The truth of what the reader quotes me as saying was brought home to me once again yesterday over lunch with a friend. He is the same age as me, comes from a similar background, and also has a doctorate in philosophy. From the ages of 6 to 16, he attended a school run by Jesuits . So, starting as an impressionable first-grader, he was exposed to the full-strength pre-Vatican II Catholic doctrine sans namby-pamby liberal dilution. And this was in the '50s when distractions and temptations were much less than they are now. He was an altar boy, indeed the 'head' of the altar boys; he memorized all the Latin responses, and was so good at this that he was paid for his services at weddings and funerals. But despite the rites, rituals, and indoctrination from an early age, none of it took root in his inner being. It is not just that he sloughed it off later when pretty girls and other earthly delights proved to be irresistible; he told me that he never took it seriously in the first place. It was all just a load of hocus-pocus and mumbo-jumbo.
And now I am reminded of Tony Jones from high school days. He like to invert a favorite saying of St. Dominic Savio. The saint said, "Death before sin." Tony wrote in my graduation year book, "Remember my motto, 'Sin before death!'"
So I say that to take a religion, any religion, seriously one must possess an inner disposition, an inner religious sensibility. Some people are just inherently irreligious in the way others are unmusical or illogical or amoral or not disposed to appreciate poetry. No amount of indoctrination can make up for the lack. If you are illogical, no logic course can help you; all such a course can do it is articulate and make explicit the implicit logical understanding that must already be present if one is to profit from the formal study of the subject. If you cannot think in moral categories, if you have no nascent sense of right and wrong, no ethics course can help you.

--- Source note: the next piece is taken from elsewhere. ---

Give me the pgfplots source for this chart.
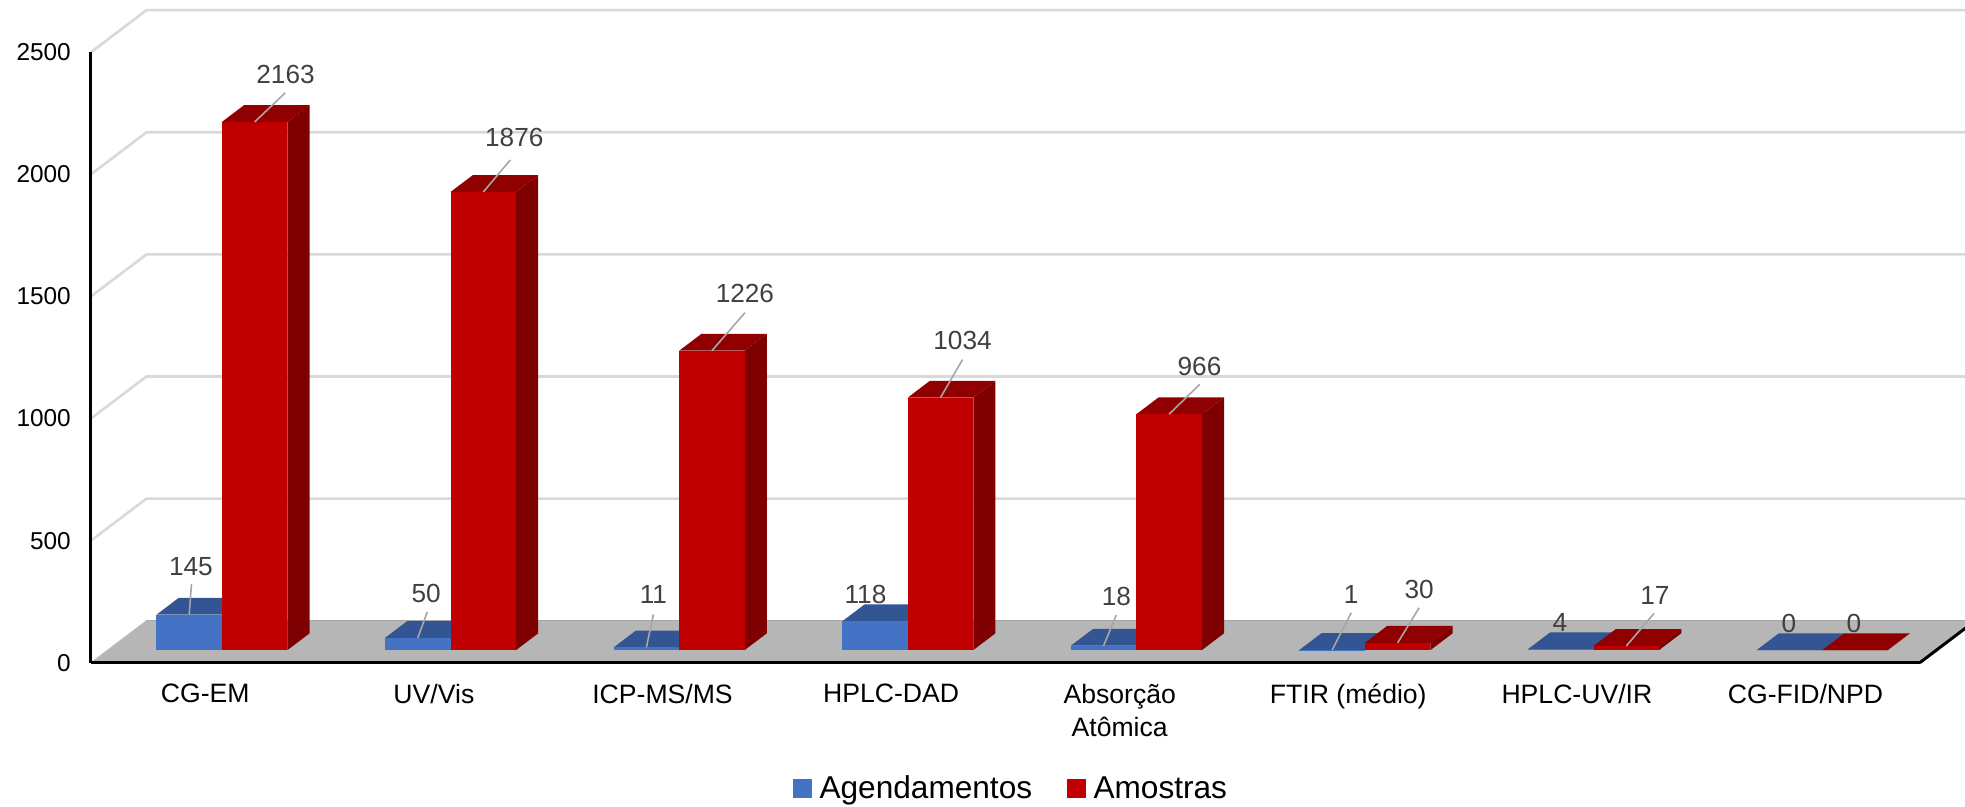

One consequence of this is that there is no point to discussing religion with the irreligious. It cannot be anything other than superstitious nonsense to them. You may as well discuss colors with the color blind, music with the tone deaf, modal logic with those who are blind to modal distinctions.
Since my point is a general one, applying as it does to any religion, it is distinct from any Christian predestination doctrine. But if the religion in question is Christianity, then the reader makes an excellent point. Suppose that salvation is predicated upon one's acceptance of Jesus Christ as Lord and Savior. Obviously, one cannot even begin to take such a notion seriously in the interior manner alone here in question without having the religious predisposition. In a theistic framework, a providential God is responsible for whether one has the predisposition or not. So what I am saying, when situated in a Christian context, does seem to smack of predestination. I'll end with a quotation from G. R. Evans, Augustine on Evil, Cambridge UP 1982, p. 134, emphasis added:
Augustine sets out for their [certain semi-Pelagians'] inspection the obvious truth that many people hear Christian truth expounded to them, and while some believe, others do not. There must be a reason why their responses differ. Augustine suggests that the reason is that God has prepared some but not others (De Praed. Sanct. vi 11). Those who receive the truth are the elect, and those who do not have not been chosen to be Christians.
That there is predestination, however, strikes me as morally dubious as that guilt is inheritable.